Since joining All Our Kin’s network, Yanerys has come to dozens of workshops and participated in multiple professional development series. She was the first All Our Kin provider to achieve accreditation by the National Association of Family Child Care (NAFCC), and she has even presented about NAFCC accreditation to newer providers who are interested in learning more about the accreditation process. “For me, everything is about preparing the children,” Yanerys says when asked about her motivation for engaging in so many professional development activities. “That’s golden. Being sure that the children can succeed when they go to school. I want to be a person that can give the best to the children, and if there’s something I can do to become better, to learn more, to be more inspired, I will do it. And I get more out of each training because I love the work.” Yanerys also attends conferences and workshops about child development that are offered by other organizations in Connecticut, even when their primary audience is providers in center-based child care programs. “Every time I hear something about child care, I go for it, even if I am the only family child care provider there. I feel a little bit different, but it’s always valuable.”

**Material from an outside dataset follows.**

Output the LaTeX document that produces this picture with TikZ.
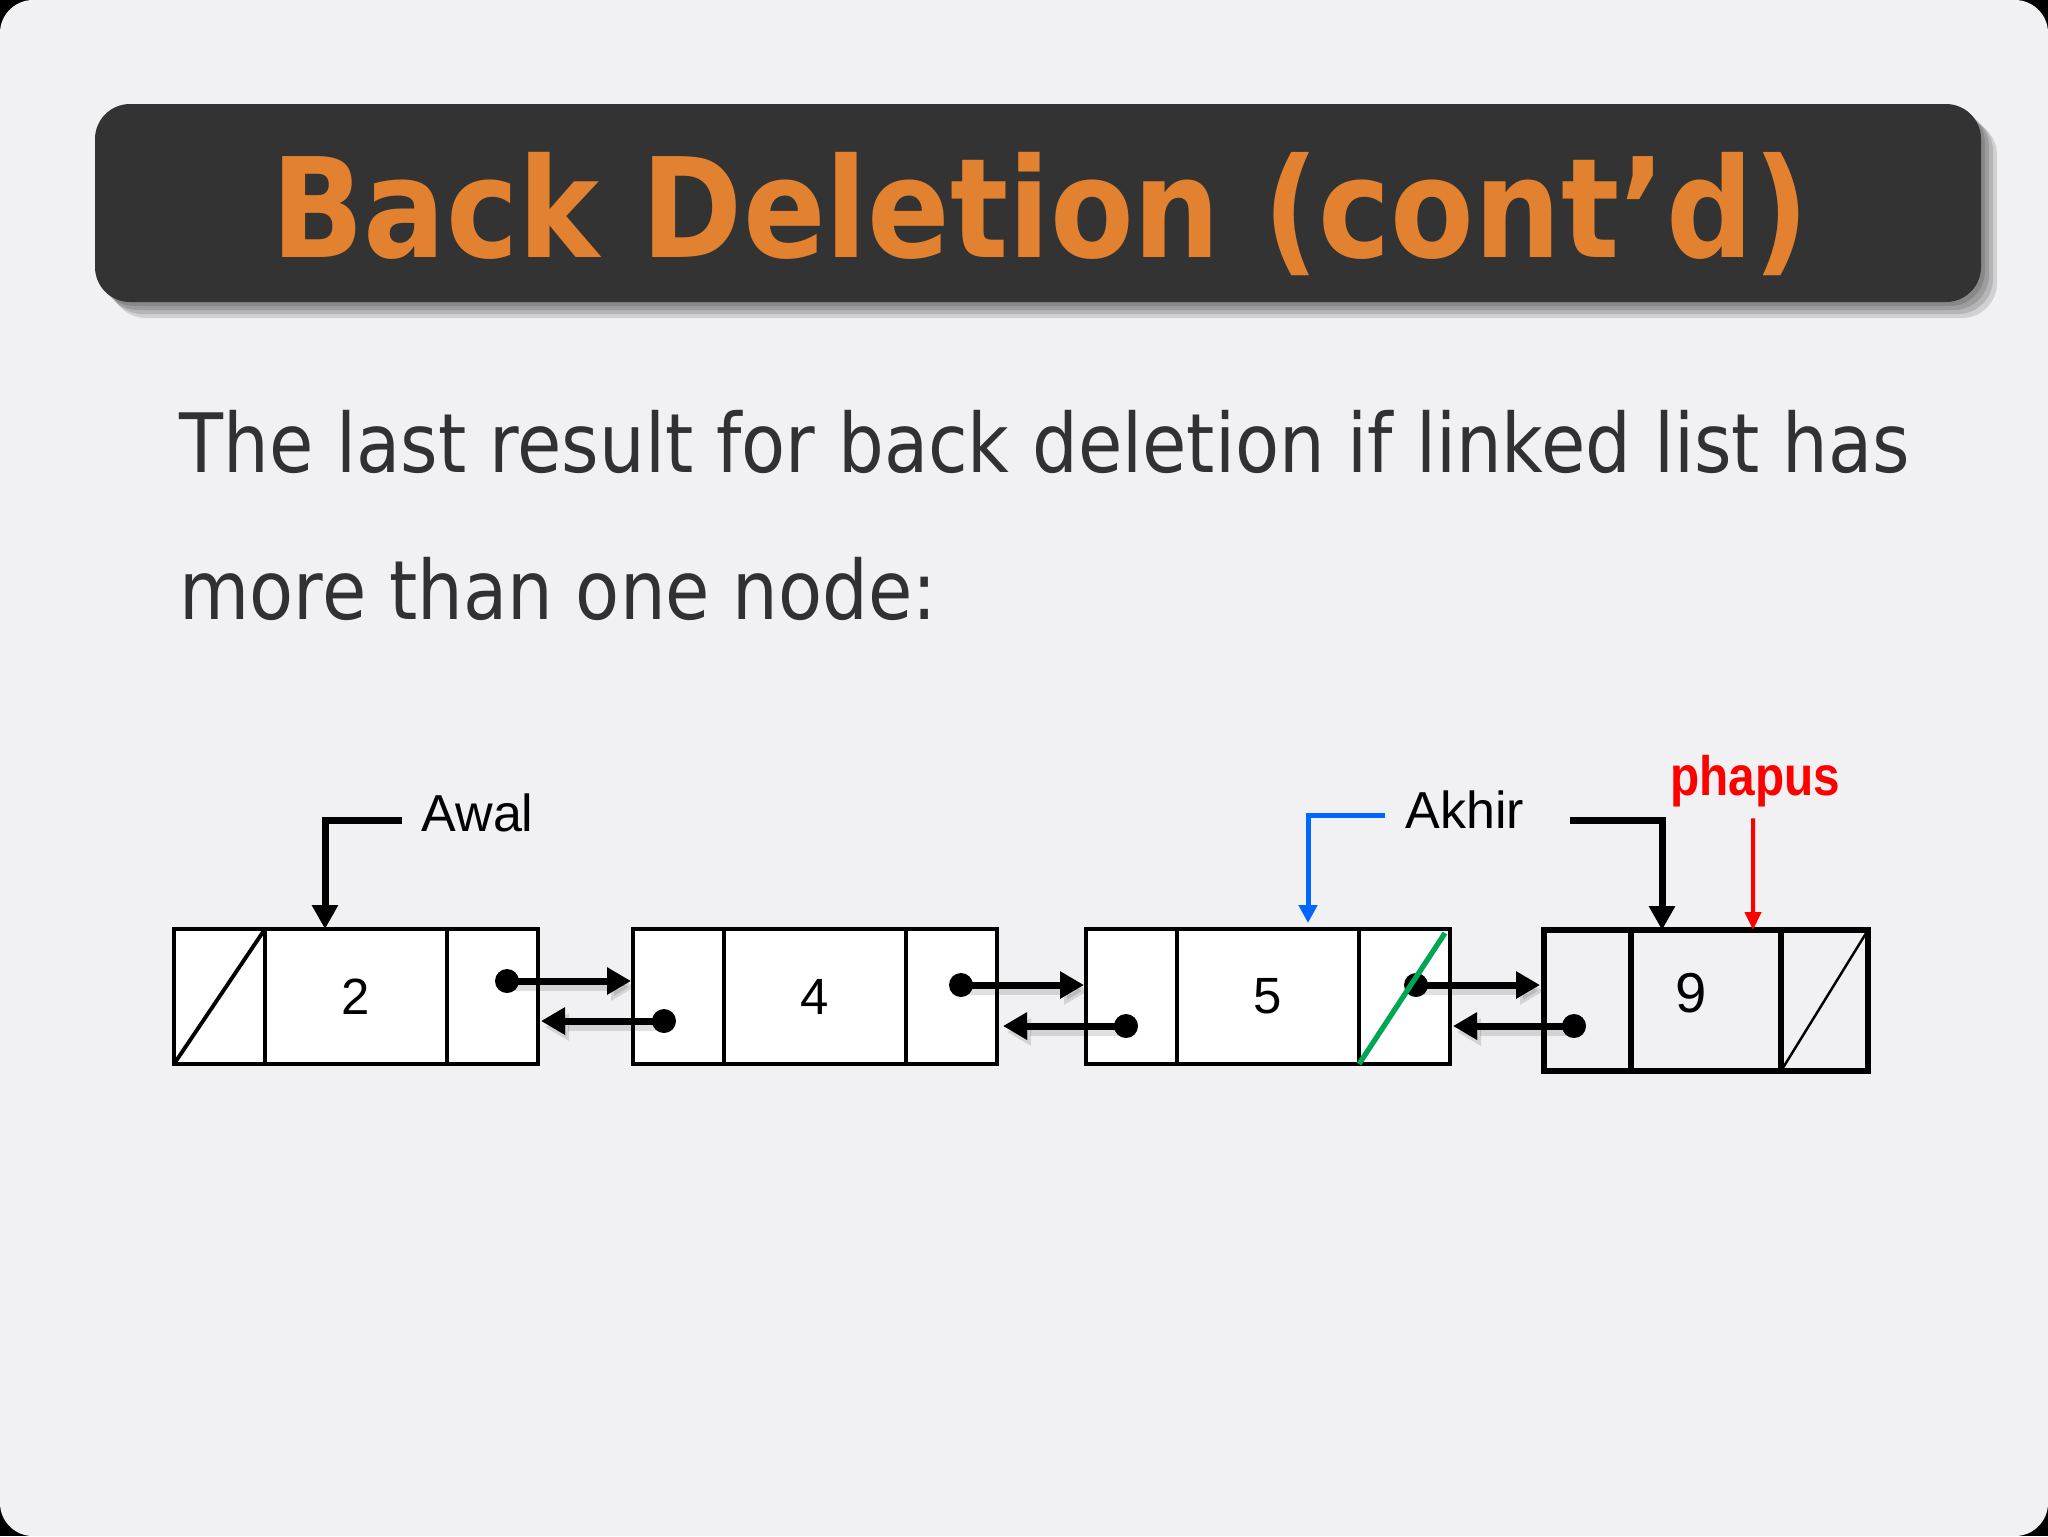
\documentclass[tikz,border=0pt]{standalone}
\usepackage{fontspec}
\usetikzlibrary{positioning,arrows.meta}
\newfontfamily\tahoma[FakeStretch=0.88]{DejaVu Sans}
\newfontfamily\arial{Liberation Sans}
\newfontfamily\arialnarrow[FakeStretch=0.86]{Liberation Sans}
\definecolor{slidebg}{HTML}{F1F0F2}
\definecolor{barbg}{HTML}{333333}
\definecolor{titleorange}{HTML}{E2812F}
\definecolor{bodytext}{HTML}{313032}
\definecolor{akhirblue}{HTML}{0066FF}
\definecolor{delgreen}{HTML}{00A651}
\tikzset{
  listcell/.style={draw=black, fill=white, line width=1.1pt, minimum height=13.5mm,
    inner sep=0pt, outer sep=0pt, font=\arial\fontsize{14.5pt}{17pt}\selectfont},
  lastcell/.style={listcell, fill=none, line width=1.5pt, minimum height=14.1mm,
    font=\arial\fontsize{16pt}{19pt}\selectfont},
  ptrdot/.style={circle, fill=black, inner sep=0pt, minimum size=2.4mm},
  ptr/.style={line width=0.7mm, -{Triangle[length=2.4mm,width=2.6mm]}},
  ptrshadow/.style={ptr, black, opacity=0.12, transform canvas={shift={(0.4mm,-0.6mm)}}},
  elbow/.style={line width=0.7mm, -{Triangle[length=2.4mm,width=2.5mm]}},
  lbl/.style={inner sep=0pt, font=\arial\fontsize{14.8pt}{18pt}\selectfont}
}
\begin{document}
\begin{tikzpicture}[x=0.1mm, y=-0.1mm]
    \useasboundingbox (0, 0) rectangle (2048, 1536);
    % slide
    \fill [black] (0, 0) rectangle (2048, 1536);
    \fill [slidebg, rounded corners=3.3mm] (0, 0) rectangle (2048, 1536);
    %
    \foreach \s in {4, 8, 12, 16}
      \fill [black, opacity=0.13, rounded corners=3.5mm] (95+\s, 104+\s) rectangle (1981+\s, 302+\s);
    \fill [barbg, rounded corners=3.5mm] (95, 104) rectangle (1981, 302);
    \node [anchor=base, inner sep=0pt, text=titleorange,
      font=\tahoma\bfseries\fontsize{39.4pt}{47pt}\selectfont] (title) at (1040, 257) {Back Deletion (cont’d)};
    %
    \node [anchor=base west, inner sep=0pt, text=bodytext,
      font=\tahoma\fontsize{23.3pt}{28pt}\selectfont] (line1) at (179, 472) {The last result for back deletion if linked list has};
    \node [anchor=base west, inner sep=0pt, text=bodytext,
      font=\tahoma\fontsize{23.3pt}{28pt}\selectfont] (line2) at (179, 619) {more than one node:};
    %
    % list nodes
    \node [listcell, minimum width=9.1mm, anchor=north west] (p1) at (174, 929) {};
    \node [listcell, minimum width=18.2mm, right=0pt of p1] (d1) {2};
    \node [listcell, minimum width=9.1mm, right=0pt of d1] (n1) {};
    %
    \node [listcell, minimum width=9.1mm, anchor=north west] (p2) at (633, 929) {};
    \node [listcell, minimum width=18.2mm, right=0pt of p2] (d2) {4};
    \node [listcell, minimum width=9.1mm, right=0pt of d2] (n2) {};
    %
    \node [listcell, minimum width=9.1mm, anchor=north west] (p3) at (1086, 929) {};
    \node [listcell, minimum width=18.2mm, right=0pt of p3] (d3) {5};
    \node [listcell, minimum width=9.1mm, right=0pt of d3] (n3) {};
    %
    \node [lastcell, minimum width=8.7mm, anchor=north west] (p4) at (1544, 930) {};
    \node [lastcell, minimum width=15mm, right=0pt of p4] (d4) {};
    \node [lastcell, minimum width=8.7mm, right=0pt of d4] (n4) {};
    \node [inner sep=0pt, font=\arial\fontsize{16pt}{19pt}\selectfont] (v4) at (1691, 993) {9};
    %
    \draw [line width=1.1pt] (p1.south west) -- (p1.north east);
    \draw [line width=0.7pt] (n4.south west) -- (n4.north east);
    %
    % pointers
    \node [ptrdot] (f1) at (507, 981) {};
    \node [ptrdot] (b2) at (664, 1021) {};
    \node [ptrdot] (f2) at (961, 985) {};
    \node [ptrdot] (b3) at (1126, 1026) {};
    \node [ptrdot] (f3) at (1416, 985) {};
    \node [ptrdot] (b4) at (1574, 1026) {};
    \foreach \st in {ptrshadow, ptr} {
      \draw [\st] (f1.center) -- ([xshift=-0.2mm]p2.west |- f1);
      \draw [\st] (b2.center) -- ([xshift=0.3mm]n1.east |- b2);
      \draw [\st] (f2.center) -- ([xshift=-0.2mm]p3.west |- f2);
      \draw [\st] (b3.center) -- ([xshift=0.6mm]n2.east |- b3);
      \draw [\st] (f3.center) -- ([xshift=-0.4mm]p4.west |- f3);
      \draw [\st] (b4.center) -- ([xshift=0.3mm]n3.east |- b4);
    }
    %
    \draw [delgreen, line width=1.5pt] (n3.south west) -- ([xshift=-0.5mm, yshift=-0.4mm]n3.north east);
    %
    % labels
    \node [lbl, anchor=base west] (awal) at (421, 831) {Awal};
    \coordinate (awalfrom) at (402, 820);
    \draw [elbow] (awalfrom) -| ([xshift=6mm]d1.north west);
    %
    \node [lbl, anchor=base west] (akhir) at (1405, 828) {Akhir};
    \coordinate (akhirfrom) at (1385, 815);
    \draw [akhirblue, line width=0.5mm, -{Triangle[length=1.8mm,width=1.8mm]}, shorten >=0.6mm]
      (akhirfrom) -| ([xshift=13.1mm]d3.north west);
    %
    \coordinate (oldakhir) at (1570, 820);
    \draw [elbow] (oldakhir) -| ([xshift=3.1mm]d4.north west);
    %
    \node [anchor=base, inner sep=0pt, text=red,
      font=\arialnarrow\bfseries\fontsize{15.8pt}{18pt}\selectfont] (phapus) at (1755, 795) {phapus};
    \draw [red, line width=0.4mm, -{Triangle[length=1.8mm,width=1.6mm]}]
      ([xshift=-0.2mm, yshift=-1.1mm]phapus.south) -- ([xshift=12.2mm]d4.north west);
\end{tikzpicture}
\end{document}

Parents trust Yanerys with the care and education of their children in part because of her commitment to continuous learning. “Parents ask me, ‘Oh Yanerys, my child is biting,’ or ‘My child is afraid of the vacuum, what do I do?’ They say, ‘She knows what she’s talking about.’ They respect me because of the trainings I go to.” When she participated in All Our Kin’s Circle of Security program for family child care providers, she found the material so engaging that she copied some of the materials for the parents and told them about techniques to promote secure attachment. And she doesn’t just absorb knowledge from All Our Kin staff: “I learn from everybody, from all the providers’ experiences. I teach them what I know, too.”

“We are all human beings”

After so many years of attending All Our Kin programs, Yanerys has been able to track our organization’s growth. “In the beginning, when I was coming to a training, All Our Kin was in this super small space on Grand Avenue. There weren’t so many providers, and it was like a family. I come to the trainings in the new space, and the meetings now are way larger. Every time, it’s more and more providers. It’s amazing how big All Our Kin has gotten! But it’s still a family feeling. When I go to the meetings, I joke with the staff and every other provider. Whatever issues I have, I know that All Our Kin is there for me. They give me advice about what to do. Even with personal stuff, they come just to be with me. They keep calling me, checking up on me.”

At the doorway, the little girl struggles to put her winter coat and looks to her parents for help. Her father stoops down and turns the sleeve inside out so that she can put her arm through. As Yanerys watches the interaction, she reflects, “We are all human beings. Stuff happens to everybody. We smile, we cry, we have pain. When you reach out, and ask for support or knowledge, your life is happier, because you’re able to work out all your needs.”